**DATA SECTION:**
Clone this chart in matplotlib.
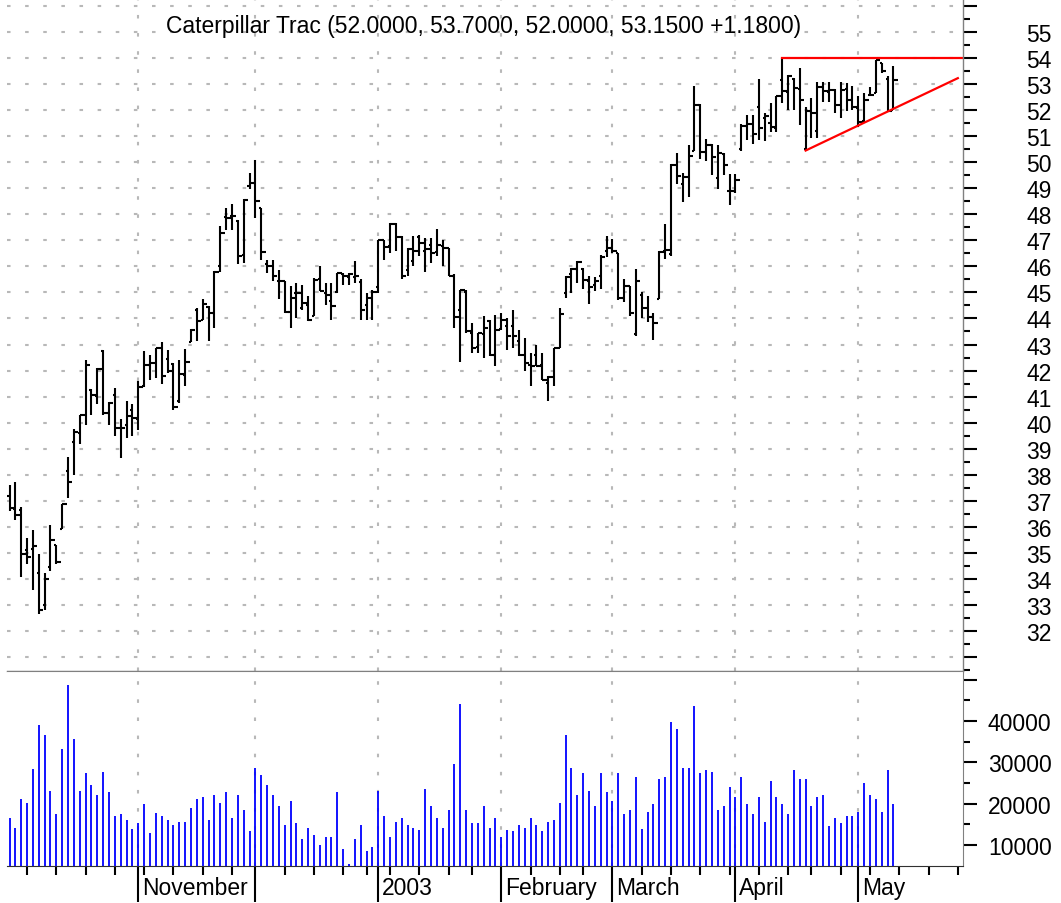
import numpy as np
import matplotlib.pyplot as plt
import pandas as pd

plt.rcParams['font.family'] = ['Liberation Sans', 'DejaVu Sans']

title = 'Caterpillar Trac (52.0000, 53.7000, 52.0000, 53.1500 +1.1800)'
holidays = ['2002-11-28', '2002-12-25', '2003-01-01', '2003-01-20',
            '2003-02-17', '2003-04-18', '2003-05-26']
month_names = {11: 'November', 12: '', 1: '2003', 2: 'February', 3: 'March',
               4: 'April', 5: 'May'}

# daily bars, 2 Oct 2002 .. 9 May 2003
opens = [37.20, 36.70, 36.63, 35.09, 35.16, 34.24, 32.98, 34.45, 35.29, 35.93,
         38.14, 39.26, 39.60, 40.30, 41.27, 41.04, 42.74, 40.35, 41.05, 39.80,
         39.90, 40.50, 40.12, 41.40, 42.20, 42.30, 42.87, 42.45, 42.27, 40.82,
         41.81, 43.10, 44.34, 43.96, 44.45, 44.21, 46.00, 47.90, 47.95, 47.73,
         46.45, 49.08, 49.21, 48.25, 46.10, 46.01, 45.43, 45.43, 44.24, 44.98,
         44.41, 44.50, 44.10, 45.52, 44.98, 44.66, 45.01, 45.70, 45.60, 45.60,
         45.40, 44.53, 44.79, 45.20, 47.00, 46.80, 47.64, 47.13, 45.88, 46.20,
         47.13, 46.60, 46.84, 46.54, 46.80, 46.70, 45.65, 44.34, 45.00, 43.45,
         42.90, 43.40, 43.90, 42.60, 43.60, 43.70, 43.72, 43.13, 42.60, 42.23,
         42.61, 42.20, 41.52, 41.74, 42.87, 44.98, 45.70, 45.90, 45.90, 45.45,
         45.30, 45.62, 46.60, 46.70, 46.51, 44.78, 45.24, 43.40, 44.90, 44.42,
         44.05, 44.76, 46.60, 46.47, 49.90, 49.16, 49.45, 50.44, 52.19, 50.40,
         50.65, 49.40, 50.30, 48.90, 48.90, 50.52, 51.40, 51.48, 52.12, 51.70,
         51.50, 51.30, 53.17, 52.70, 53.20, 52.80, 50.50, 51.95, 51.20, 52.90,
         52.70, 52.78, 52.20, 52.80, 52.40, 52.10, 51.60, 52.60, 52.65, 53.80,
         53.20, 52.00]
highs = [37.62, 37.72, 36.76, 35.57, 35.86, 34.97, 34.24, 36.08, 35.29, 36.89,
         38.68, 39.77, 40.31, 42.42, 41.30, 42.10, 42.80, 40.80, 41.33, 40.15,
         40.82, 40.70, 41.60, 42.74, 42.60, 42.87, 43.09, 42.80, 42.30, 42.40,
         42.83, 43.60, 44.41, 44.73, 44.47, 45.81, 47.54, 48.25, 48.38, 47.77,
         48.57, 49.59, 50.10, 48.25, 46.26, 46.26, 45.88, 45.43, 45.24, 45.37,
         45.30, 44.85, 45.56, 46.01, 45.37, 45.37, 45.75, 45.75, 45.75, 46.20,
         45.52, 44.98, 45.11, 47.03, 47.00, 47.67, 47.67, 47.16, 46.70, 47.16,
         47.22, 47.10, 47.10, 47.44, 47.03, 46.70, 45.69, 45.11, 45.08, 43.83,
         43.45, 44.09, 43.96, 44.15, 44.21, 44.02, 44.34, 43.57, 43.25, 42.68,
         43.00, 42.68, 41.78, 42.87, 44.41, 45.63, 45.95, 46.20, 45.92, 45.63,
         45.60, 46.42, 47.16, 47.04, 46.52, 45.51, 45.25, 45.89, 45.02, 44.86,
         44.22, 46.59, 47.62, 49.92, 50.35, 49.60, 50.66, 52.94, 52.22, 50.90,
         50.72, 50.66, 50.35, 49.55, 49.55, 51.45, 51.83, 51.80, 53.20, 51.88,
         52.27, 52.56, 54.00, 53.36, 53.23, 53.62, 52.14, 52.46, 53.10, 53.10,
         53.10, 52.80, 53.10, 53.04, 52.91, 52.53, 52.65, 52.90, 53.94, 53.81,
         53.30, 53.70]
lows = [36.59, 36.25, 34.07, 34.58, 33.56, 32.66, 32.79, 34.29, 34.58, 35.93,
        37.10, 37.98, 39.16, 39.90, 40.30, 40.70, 40.30, 39.90, 39.50, 38.64,
        39.40, 39.50, 39.73, 41.35, 41.65, 41.72, 41.50, 41.90, 40.50, 40.76,
        41.40, 43.10, 43.13, 43.96, 43.13, 43.64, 45.78, 47.41, 47.41, 46.11,
        46.13, 48.98, 47.86, 46.26, 45.75, 45.43, 44.73, 44.21, 43.64, 44.02,
        44.34, 43.89, 44.09, 45.05, 44.53, 43.96, 44.98, 45.30, 45.30, 45.37,
        43.96, 43.96, 43.96, 44.98, 46.26, 46.52, 46.58, 45.52, 45.62, 46.00,
        46.39, 45.80, 46.13, 46.39, 46.00, 45.62, 43.64, 42.32, 43.45, 42.68,
        42.68, 42.49, 42.55, 42.17, 43.57, 42.80, 42.87, 42.55, 41.97, 41.40,
        42.17, 41.65, 40.82, 41.40, 42.87, 44.80, 44.99, 45.37, 45.12, 44.54,
        45.06, 45.12, 46.36, 46.52, 44.70, 44.65, 44.10, 43.33, 44.00, 43.87,
        43.17, 44.74, 46.30, 46.41, 49.16, 48.48, 48.65, 50.44, 50.12, 50.05,
        49.52, 48.98, 49.52, 48.35, 48.80, 50.45, 50.85, 50.72, 50.86, 50.80,
        51.18, 51.18, 52.27, 52.01, 52.01, 51.44, 50.47, 50.92, 50.92, 52.33,
        52.33, 51.88, 51.70, 51.95, 52.00, 51.37, 51.56, 52.55, 52.65, 53.42,
        51.95, 52.00]
closes = [36.72, 36.46, 34.97, 34.84, 35.26, 32.82, 34.00, 35.48, 34.65, 36.89,
          37.72, 39.65, 40.30, 42.20, 41.06, 42.06, 40.35, 40.77, 39.80, 39.80,
          40.25, 40.18, 41.36, 42.20, 42.30, 42.87, 41.80, 42.00, 40.60, 41.85,
          42.32, 43.55, 43.92, 44.56, 44.21, 45.80, 47.29, 47.86, 47.95, 46.39,
          48.54, 49.21, 48.50, 46.54, 46.03, 45.62, 45.43, 44.24, 44.79, 44.98,
          44.60, 43.95, 45.49, 45.05, 44.90, 44.47, 45.75, 45.62, 45.69, 45.62,
          44.34, 44.79, 45.01, 47.00, 46.75, 47.64, 47.13, 45.65, 46.67, 46.60,
          46.90, 46.67, 46.52, 46.84, 46.70, 45.65, 44.05, 45.08, 43.50, 42.87,
          43.45, 43.64, 42.60, 43.57, 43.96, 43.34, 43.32, 42.58, 42.29, 42.19,
          42.19, 41.65, 41.74, 42.87, 44.19, 45.60, 45.90, 46.18, 45.48, 45.20,
          45.45, 46.38, 46.70, 46.60, 44.78, 45.24, 44.20, 45.45, 44.42, 44.05,
          43.84, 46.55, 46.64, 49.88, 49.48, 49.45, 50.25, 52.19, 50.38, 50.66,
          50.20, 50.35, 49.90, 48.90, 49.32, 51.40, 51.48, 51.10, 51.30, 51.76,
          51.37, 52.53, 52.72, 53.30, 52.85, 52.40, 51.95, 51.88, 52.90, 52.72,
          52.78, 52.18, 52.78, 52.40, 52.14, 51.56, 52.40, 52.60, 53.94, 53.49,
          51.97, 53.15]
volumes = [16600, 14200, 21200, 20200, 28300, 39000, 36600, 23100, 17400, 33300,
           48700, 35700, 23100, 27300, 24400, 22100, 27700, 22700, 17000, 17400,
           16000, 13800, 15200, 19800, 12800, 17800, 17000, 16000, 14800, 15600,
           15600, 18900, 21200, 21700, 16000, 22100, 20200, 22700, 16500, 22100,
           18400, 13300, 28700, 26900, 24400, 22100, 19400, 14800, 20700, 15200,
           11400, 14200, 12300, 10000, 11900, 11900, 22700, 9100, 5400, 11400,
           14800, 8600, 9500, 23100, 17000, 11900, 15600, 16500, 14800, 14200,
           13700, 23600, 19400, 16500, 14200, 18400, 29600, 44100, 18400, 15200,
           15200, 19400, 14200, 16500, 11900, 13700, 13300, 14800, 14200,
           16600, 14800, 13300, 15600, 16000, 20200, 36600, 28700, 22200, 27300,
           23100, 19400, 27300, 22700, 20700, 27300, 17400, 18400, 26400, 13800,
           17900, 19800, 25900, 26400, 39800, 38000, 28700, 28700, 43600, 27300,
           28200, 27700, 18400, 19400, 24000, 21700, 26400, 19800, 17400, 21700,
           15600, 25400, 21700, 19800, 17400, 28200, 25900, 25900, 19400, 21700,
           22200, 14700, 16500, 15200, 16900, 16900, 17900, 24900, 22200, 21200,
           17900, 28200, 19800]

# drawn trend lines (bar index, price)
resistance = ([132, 163], [54.0, 54.0])
support = ([136, 162], [50.45, 53.23])

dates = pd.bdate_range('2002-10-02', '2003-05-09', freq='C', holidays=holidays)
axis_dates = pd.bdate_range('2002-10-02', '2003-05-30', freq='C', holidays=holidays)
x = np.arange(len(dates))

months = axis_dates.month.values
weeks = axis_dates.isocalendar().week.values
month_idx = [i for i in range(1, len(axis_dates)) if months[i] != months[i - 1]]
week_idx = [i for i in range(1, len(axis_dates)) if weeks[i] != weeks[i - 1]]

xmin, xmax = -0.43, 162.83
fs = 16.5
grid_kw = dict(color='#b8b8b8', lw=1.5, linestyle=(0, (1.7, 7.0)))

fig = plt.figure(figsize=(10.61, 9.04), dpi=100)
ax = fig.add_axes([7 / 1061, 232 / 904, 955.7 / 1061, 672 / 904])
axv = fig.add_axes([7 / 1061, 37 / 904, 955.7 / 1061, 195 / 904])

# ---- price panel ----
ax.vlines(x, lows, highs, color='black', lw=1.5)
ax.hlines(opens, x - 0.35, x, color='black', lw=1.5)
ax.hlines(closes, x, x + 0.75, color='black', lw=1.5)
ax.plot(resistance[0], resistance[1], color='red', lw=1.6)
ax.plot(support[0], support[1], color='red', lw=1.6)

ax.set_xlim(xmin, xmax)
ax.set_ylim(30.46, 56.27)
ax.set_axisbelow(True)
ax.yaxis.tick_right()
pticks = list(range(31, 57))
ax.set_yticks(pticks, [str(v) if 32 <= v <= 55 else '' for v in pticks])
ax.set_yticks(np.arange(30.5, 56.5, 1.0), minor=True)
ax.tick_params(axis='y', which='major', length=10, width=1.5, pad=54, labelsize=fs)
ax.tick_params(axis='y', which='minor', length=5, width=1.5)
for lbl in ax.get_yticklabels():
    lbl.set_horizontalalignment('right')
ax.set_xticks(month_idx)
ax.tick_params(axis='x', length=0, labelbottom=False)
ax.grid(True, axis='both', **grid_kw)
for s in ['left', 'top']:
    ax.spines[s].set_visible(False)
for s in ['right', 'bottom']:
    ax.spines[s].set_color('#808080')
    ax.spines[s].set_linewidth(1)

fig.text(484 / 1061, 1 - 26 / 904, title, ha='center', va='center', fontsize=fs)

# ---- volume panel ----
vmin, vmax = 4900, 52100
axv.vlines(x, vmin, volumes, color='#0000ff', lw=1.3)
axv.set_xlim(xmin, xmax)
axv.set_ylim(vmin, vmax)
axv.set_axisbelow(True)
axv.yaxis.tick_right()
vticks = [10000, 20000, 30000, 40000, 50000]
axv.set_yticks(vticks, ['10000', '20000', '30000', '40000', ''])
axv.set_yticks([15000, 25000, 35000, 45000], minor=True)
axv.tick_params(axis='y', which='major', length=10, width=1.5, pad=54, labelsize=fs)
axv.tick_params(axis='y', which='minor', length=5, width=1.5)
for lbl in axv.get_yticklabels():
    lbl.set_horizontalalignment('right')

axv.set_xticks(month_idx)
axv.set_xticks(week_idx, minor=True)
axv.tick_params(axis='x', which='major', length=26, width=1.5, labelbottom=False)
axv.tick_params(axis='x', which='minor', length=6.5, width=1.5)
axv.xaxis.grid(True, which='major', **grid_kw)
for i in month_idx:
    axv.text(i + 0.6, -0.108, month_names[axis_dates[i].month], transform=axv.get_xaxis_transform(),
             ha='left', va='center', fontsize=fs)
axv.spines['left'].set_visible(False)
axv.spines['top'].set_color('#808080')
axv.spines['right'].set_color('#808080')
axv.spines['bottom'].set_color('#303030')

fig.savefig('out.png', dpi=100)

**DIRECTIONS FOR THIS TASK:** Exactly as they appear, print the lines of the listing above from its first line through the line that contains "plt.rcParams['font.family'] = ['Liberation", minus the pictures.

**EXPECTED ANSWER:**
Clone this chart in matplotlib.
import numpy as np
import matplotlib.pyplot as plt
import pandas as pd

plt.rcParams['font.family'] = ['Liberation Sans', 'DejaVu Sans']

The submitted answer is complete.